Hello old friends. It's been a while. How is everyone? Good. Swanky. Fantabulous. Alright, enough of that. Now for some real down to earth talk. I mean A LOT of talking.
This is something I have been thinking about for quite sometime. I know most of you are probably not even going to this site as often or at all anymore so this may be all for nothing. As time has gone by and reading a lot of the stuff I've posted here, I can't help but feel as if I may have hurt peoples feelings or been way to immature in the past.
I may have been annoying and childish in the least sense, but that's what happens when your on as an anonymous person and feel as though you can say things with no repercussions. I may have even lied about doing things for people, such as drawings or favors, or maybe even give some kind of false sense of kindness (most likely not because I'm nice to everyone, but it could have happened) or even some bad information.
I've always been the same crazy and strange dude who always has some profoundly weird comment for everything. I've enjoyed having back and forth silly commenting with all my fellow Otaku goers. It was really something I cherished especially since I'm bored not doing anything with anybody here at home. It was great.

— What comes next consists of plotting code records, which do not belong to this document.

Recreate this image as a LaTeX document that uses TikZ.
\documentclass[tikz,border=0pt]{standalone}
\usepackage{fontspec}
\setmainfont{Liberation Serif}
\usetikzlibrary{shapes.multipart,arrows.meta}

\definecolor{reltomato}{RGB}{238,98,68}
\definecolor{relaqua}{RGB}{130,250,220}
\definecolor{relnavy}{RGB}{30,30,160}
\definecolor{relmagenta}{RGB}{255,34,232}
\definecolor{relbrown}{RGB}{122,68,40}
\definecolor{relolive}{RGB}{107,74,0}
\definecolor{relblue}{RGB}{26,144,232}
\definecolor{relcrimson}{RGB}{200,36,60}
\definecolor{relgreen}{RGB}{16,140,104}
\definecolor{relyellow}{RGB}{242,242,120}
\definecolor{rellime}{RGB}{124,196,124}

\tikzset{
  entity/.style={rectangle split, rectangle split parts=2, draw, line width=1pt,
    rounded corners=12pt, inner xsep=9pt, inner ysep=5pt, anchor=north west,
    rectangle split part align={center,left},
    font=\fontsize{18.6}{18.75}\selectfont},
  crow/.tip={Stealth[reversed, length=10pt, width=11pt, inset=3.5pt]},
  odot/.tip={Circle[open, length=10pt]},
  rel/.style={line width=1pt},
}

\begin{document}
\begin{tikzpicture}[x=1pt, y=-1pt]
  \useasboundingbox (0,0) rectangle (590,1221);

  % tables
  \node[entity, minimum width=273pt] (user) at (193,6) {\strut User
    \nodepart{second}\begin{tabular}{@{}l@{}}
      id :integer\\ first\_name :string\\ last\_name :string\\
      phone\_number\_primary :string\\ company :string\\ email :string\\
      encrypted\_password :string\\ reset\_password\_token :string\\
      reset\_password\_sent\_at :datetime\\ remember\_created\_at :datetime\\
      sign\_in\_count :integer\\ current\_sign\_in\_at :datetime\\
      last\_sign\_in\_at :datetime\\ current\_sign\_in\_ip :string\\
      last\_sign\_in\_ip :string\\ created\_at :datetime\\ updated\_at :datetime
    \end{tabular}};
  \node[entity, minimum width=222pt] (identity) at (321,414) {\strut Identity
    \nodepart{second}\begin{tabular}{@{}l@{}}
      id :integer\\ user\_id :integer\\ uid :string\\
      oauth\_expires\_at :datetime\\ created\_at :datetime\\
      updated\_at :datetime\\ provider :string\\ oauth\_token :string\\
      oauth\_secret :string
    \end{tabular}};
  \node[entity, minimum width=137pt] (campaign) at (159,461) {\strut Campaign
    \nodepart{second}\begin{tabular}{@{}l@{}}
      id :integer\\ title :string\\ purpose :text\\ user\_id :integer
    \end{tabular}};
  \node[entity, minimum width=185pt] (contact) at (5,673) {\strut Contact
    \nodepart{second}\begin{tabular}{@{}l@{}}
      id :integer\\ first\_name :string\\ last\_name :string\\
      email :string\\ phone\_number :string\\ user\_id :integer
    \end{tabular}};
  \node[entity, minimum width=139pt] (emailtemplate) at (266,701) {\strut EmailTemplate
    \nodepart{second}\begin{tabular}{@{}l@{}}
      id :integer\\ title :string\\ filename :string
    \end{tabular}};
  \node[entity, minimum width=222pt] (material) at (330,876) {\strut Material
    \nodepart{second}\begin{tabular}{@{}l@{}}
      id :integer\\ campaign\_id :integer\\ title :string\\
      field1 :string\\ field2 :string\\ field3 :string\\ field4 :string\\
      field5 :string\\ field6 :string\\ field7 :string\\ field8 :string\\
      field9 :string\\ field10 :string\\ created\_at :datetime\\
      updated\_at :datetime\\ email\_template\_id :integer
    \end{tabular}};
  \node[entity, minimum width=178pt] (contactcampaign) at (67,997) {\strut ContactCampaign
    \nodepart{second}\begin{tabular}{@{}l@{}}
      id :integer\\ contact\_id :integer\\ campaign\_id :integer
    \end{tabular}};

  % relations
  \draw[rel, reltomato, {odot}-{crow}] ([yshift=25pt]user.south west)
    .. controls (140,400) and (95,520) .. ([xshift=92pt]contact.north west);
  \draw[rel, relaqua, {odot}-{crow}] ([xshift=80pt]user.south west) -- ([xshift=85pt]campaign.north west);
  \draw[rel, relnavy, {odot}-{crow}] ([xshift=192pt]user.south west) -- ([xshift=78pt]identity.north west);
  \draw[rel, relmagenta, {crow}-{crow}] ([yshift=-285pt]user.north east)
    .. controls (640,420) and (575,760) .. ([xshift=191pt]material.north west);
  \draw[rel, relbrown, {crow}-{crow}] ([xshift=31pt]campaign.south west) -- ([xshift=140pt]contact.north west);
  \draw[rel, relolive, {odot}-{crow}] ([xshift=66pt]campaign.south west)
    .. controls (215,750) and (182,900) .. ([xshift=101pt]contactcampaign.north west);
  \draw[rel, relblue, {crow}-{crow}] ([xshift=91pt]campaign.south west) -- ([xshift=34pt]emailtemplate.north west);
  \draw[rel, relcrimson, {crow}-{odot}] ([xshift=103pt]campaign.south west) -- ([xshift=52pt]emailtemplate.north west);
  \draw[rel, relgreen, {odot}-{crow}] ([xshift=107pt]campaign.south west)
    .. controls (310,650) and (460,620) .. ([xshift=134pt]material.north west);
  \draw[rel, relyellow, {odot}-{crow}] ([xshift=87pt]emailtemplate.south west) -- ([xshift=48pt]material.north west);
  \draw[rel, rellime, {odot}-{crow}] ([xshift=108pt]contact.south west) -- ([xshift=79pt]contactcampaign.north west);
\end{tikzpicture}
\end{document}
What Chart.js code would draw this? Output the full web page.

One thing I have not done is communicate well with other goers and may have not even been that friendly towards them. This was usually caused by not knowing how to respond to a particular question or just generally being in a cranky mood at the time. It also definitely made it harder for me to have conversations on here because I'm not the most anime savvy person here. I'm not into the crazy girly anime Like K-On! or the big breasted fan service of Queen's Blade, Panty and Stocking being about the only exception because that show was funny as hell.
I'm more about things that charge me and help me pull through the day with confidence such as Tengen Toppa Gurren Lagann, Yu Yu Hakusho, Berserk, or Dragonball Z. You know, something that gets me pumped, that's manly and badass. So, yeah, it's hard for me to talk about these kinds of shows. Now with video games, that's a whole other story because I can pretty much play anything and have never ending conversations.
This is pretty much saying that my commenting may have been TOO idiotic and may have hurt those here on the site. I still intend on coming to this site, and maybe actually putting drawings up here (I'm not making any promises here either with the drawings), but I need to re-read comments before posting them. I definitely know I have made comments that have, in fact, creeped people out. I am not that kind of person. I'm merely just playing around because I though it was funny, when in fact it was not.
I'm sorry for all of it. I'm not asking for forgiveness or anything, I'm merely just writing down what's been bugging me about what I've done here, whether it was good or bad. I need to be more mature, but still have the occasional weirdness (within certain limits). I am a person after all, not some strange anonymous creature staring blankly at a computer screen spouting whatever I want because people can't do anything to me. I want to be more honest and fair. I want to be real with everyone on here.
If you've read this, thanks. I appreciate it. Maybe it was for something after all.